Enantiomers: Non-superimposable mirror images, e.g., D-glucose vs L-glucose.
Epimers: Sugars that differ at one specific carbon atom, e.g., D-glucose and D-galactose differ at carbon 4.
Carbohydrates often exist in cyclic forms instead of linear forms.
Cyclic Form Formation: Occurs when a hydroxyl group reacts with a carbonyl carbon, leading to the formation of hemiacetals.
Anomeric Carbon: The newly formed chiral center in the cyclic structure; for aldoses, it's carbon 1, for ketoses, it’s carbon 2.
Alpha Anomer: Hydroxyl group on the anomeric carbon is on the opposite side from the highest-numbered exocyclic carbon.
Beta Anomer: Hydroxyl group on the same side as the highest-numbered exocyclic carbon.
Glucose: An aldose with a ring structure, found in many foods.
Fructose: A keto sugar (ketose), present in many fruits and processed foods.
Galactose: A C-4 epimer of glucose, key in lactose.
Ribose: A key pentose in nucleic acids, specifically RNA.
Carbohydrates can be modified through oxidation, reduction, and by adding functional groups.
Examples:
Oxidation of glucose can lead to glucuronic acid or glucoic acid.
Introduction of amine groups leads to sugars like D-galactosamine from galactose.
Sulfonation gives rise to molecules such as D-glucose-1-sulfate.
Phosphorylation leads to compounds like D-mannose-6-phosphate, relevant in metabolic pathways.

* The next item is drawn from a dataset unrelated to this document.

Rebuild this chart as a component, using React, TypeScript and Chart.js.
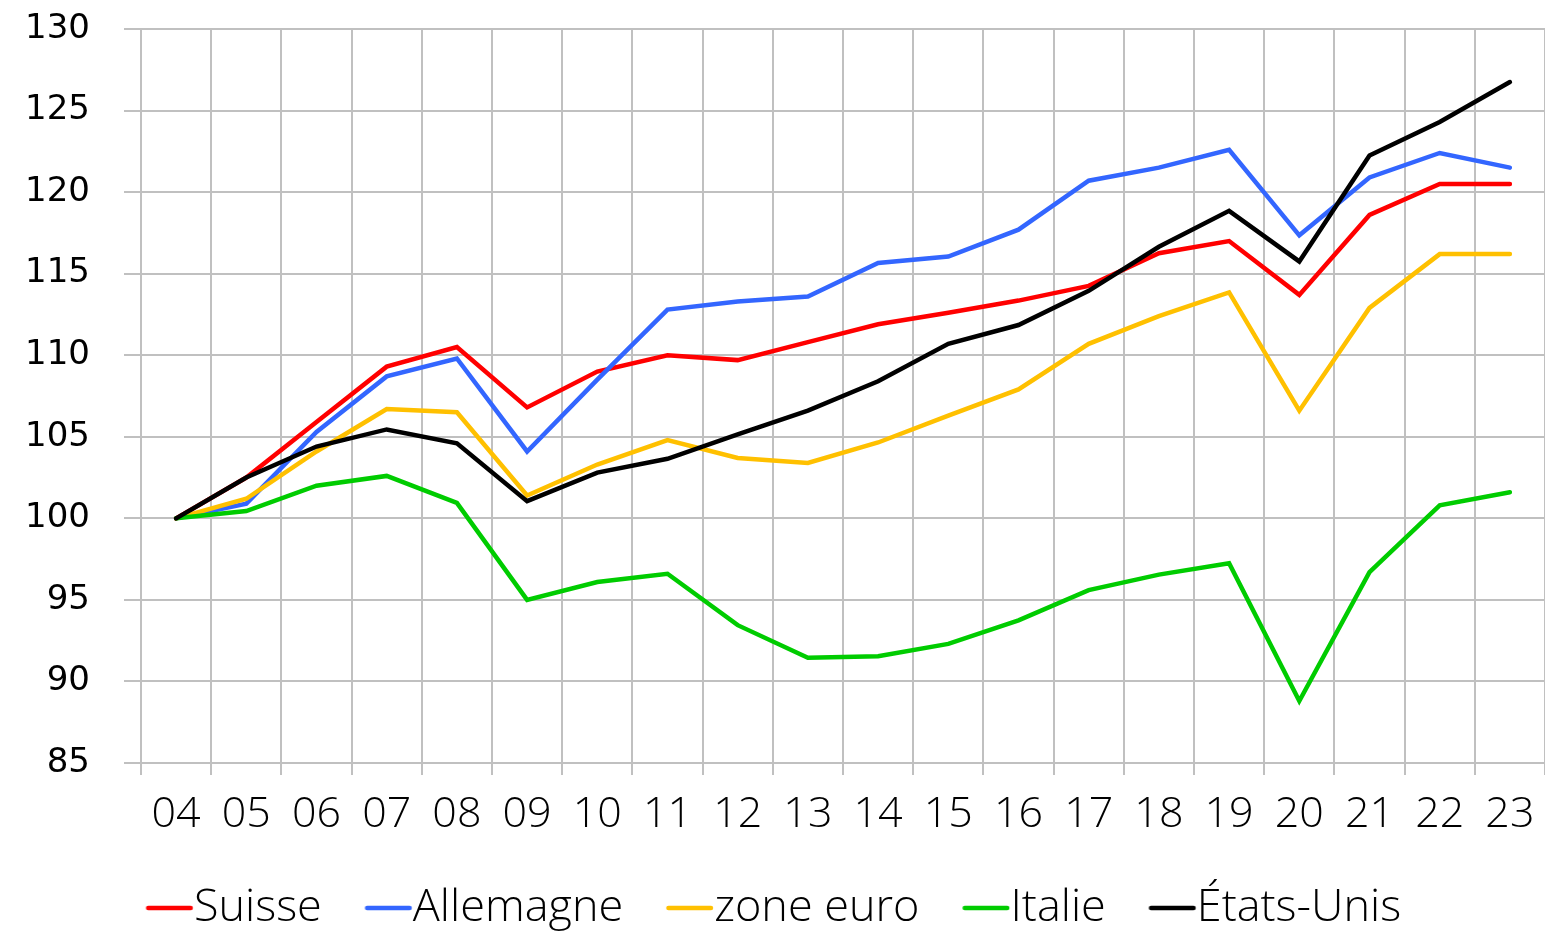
import { useEffect, useRef } from 'react';
import { Chart, registerables } from 'chart.js';

Chart.register(...registerables);

const years = ['04', '05', '06', '07', '08', '09', '10', '11', '12', '13', '14', '15', '16', '17', '18', '19', '20', '21', '22', '23'];

const suisse = [100, 102.5, 105.9, 109.3, 110.5, 106.8, 109.0, 110.0, 109.7, 110.8, 111.9, 112.6, 113.35, 114.25, 116.25, 117.0, 113.7, 118.6, 120.5, 120.5];
const allemagne = [100, 100.9, 105.3, 108.7, 109.8, 104.1, 108.5, 112.8, 113.3, 113.6, 115.65, 116.05, 117.7, 120.7, 121.5, 122.6, 117.35, 120.9, 122.4, 121.5];
const zoneEuro = [100, 101.2, 104.1, 106.7, 106.5, 101.4, 103.3, 104.8, 103.7, 103.4, 104.65, 106.3, 107.9, 110.7, 112.4, 113.85, 106.6, 112.9, 116.2, 116.2];
const italie = [100, 100.45, 102.0, 102.6, 100.95, 95.0, 96.1, 96.6, 93.45, 91.45, 91.55, 92.3, 93.75, 95.6, 96.55, 97.25, 88.8, 96.7, 100.8, 101.6];
const etatsUnis = [100, 102.5, 104.4, 105.45, 104.6, 101.05, 102.8, 103.65, 105.15, 106.6, 108.4, 110.7, 111.85, 113.95, 116.65, 118.85, 115.75, 122.25, 124.3, 126.75];

const seriesNames = ['Suisse', 'Allemagne', 'zone euro', 'Italie', 'États-Unis'];
const seriesColors = ['#FF0000', '#3366FF', '#FFC000', '#00CC00', '#000000'];
const seriesValues = [suisse, allemagne, zoneEuro, italie, etatsUnis];

const yMin = 85;
const yMax = 130;
const yStep = 5;

// legend marker: a short line that sits right against the label text
function makeLegendLine(color: string) {
  const c = document.createElement('canvas');
  c.width = 72;
  c.height = 8;
  const ctx = c.getContext('2d')!;
  ctx.strokeStyle = color;
  ctx.lineWidth = 4.5;
  ctx.lineCap = 'round';
  ctx.beginPath();
  ctx.moveTo(25.5, 4);
  ctx.lineTo(68, 4);
  ctx.stroke();
  return c;
}

export default function App() {
  const ref = useRef<HTMLCanvasElement>(null);

  useEffect(() => {
    document.body.style.margin = '0';
    document.body.style.overflow = 'hidden';
    const canvas = ref.current;
    if (!canvas) return;
    const gridColor = '#C0C0C0';
    const chart = new Chart(canvas, {
      type: 'line',
      data: {
        labels: years,
        datasets: seriesValues.map((vals, i) => ({
          label: seriesNames[i],
          data: vals,
          borderColor: seriesColors[i],
          backgroundColor: seriesColors[i],
          borderWidth: 4.5,
          pointRadius: 0,
          pointHoverRadius: 0,
          pointHitRadius: 0,
          pointStyle: makeLegendLine(seriesColors[i]) as any,
          tension: 0,
          fill: false,
          borderCapStyle: 'round' as const,
          order: seriesValues.length - 1 - i,
        })),
      },
      options: {
        responsive: false,
        animation: false,
        devicePixelRatio: 1,
        events: [],
        layout: { padding: { top: 29, right: -2, bottom: -9.5, left: 0 } },
        plugins: {
          tooltip: { enabled: false },
          legend: {
            position: 'bottom',
            labels: {
              usePointStyle: true,
              pointStyleWidth: 25.5,
              padding: 43,
              color: '#000',
              font: { family: '"Open Sans", sans-serif', size: 45, weight: 300 as any },
              sort: (a: any, b: any) => a.datasetIndex - b.datasetIndex,
            },
          },
        },
        scales: {
          x: {
            offset: true,
            grid: { offset: true, color: gridColor, lineWidth: 2, tickLength: 12, drawTicks: true },
            border: { color: gridColor, width: 2 },
            ticks: {
              color: '#000',
              padding: 14,
              maxRotation: 0,
              autoSkip: false,
              font: { family: '"Open Sans", sans-serif', size: 43, weight: 300 as any },
            },
            afterFit: (scale: any) => {
              scale.height = 79.5;
              scale.paddingLeft = 0;
              scale.paddingRight = 0;
            },
          },
          y: {
            min: yMin,
            max: yMax,
            grid: { color: gridColor, lineWidth: 2, tickLength: 17 },
            border: { color: gridColor, width: 2 },
            ticks: {
              stepSize: yStep,
              color: '#000',
              padding: 34,
              font: { family: '"DejaVu Sans", sans-serif', size: 34 },
            },
            afterFit: (scale: any) => {
              scale.width = 141;
              scale.paddingTop = 0;
              scale.paddingBottom = 0;
            },
          },
        },
      },
    });
    return () => chart.destroy();
  }, []);

  return (
    <div style={{ width: 1545, height: 931 }}>
      <canvas ref={ref} width={1545} height={931} style={{ display: 'block' }} />
    </div>
  );
}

Reducing Sugars: Sugars that can revert to their linear forms and participate in reduction reactions due to free aldehyde groups.
Example: Glucose can reduce silver ions in a solution—this test is known as the silver mirror test.
Non-reducing sugars are those with no free carbonyl, which can’t participate in such reactions.
To recognize, classify, and name carbohydrates effectively:
Understand their structural variations and classifications.
Know the rules of chiral centers and nomenclature for D and L designations.
Be familiar with the significance of cyclic versus linear forms in terms of stability and function.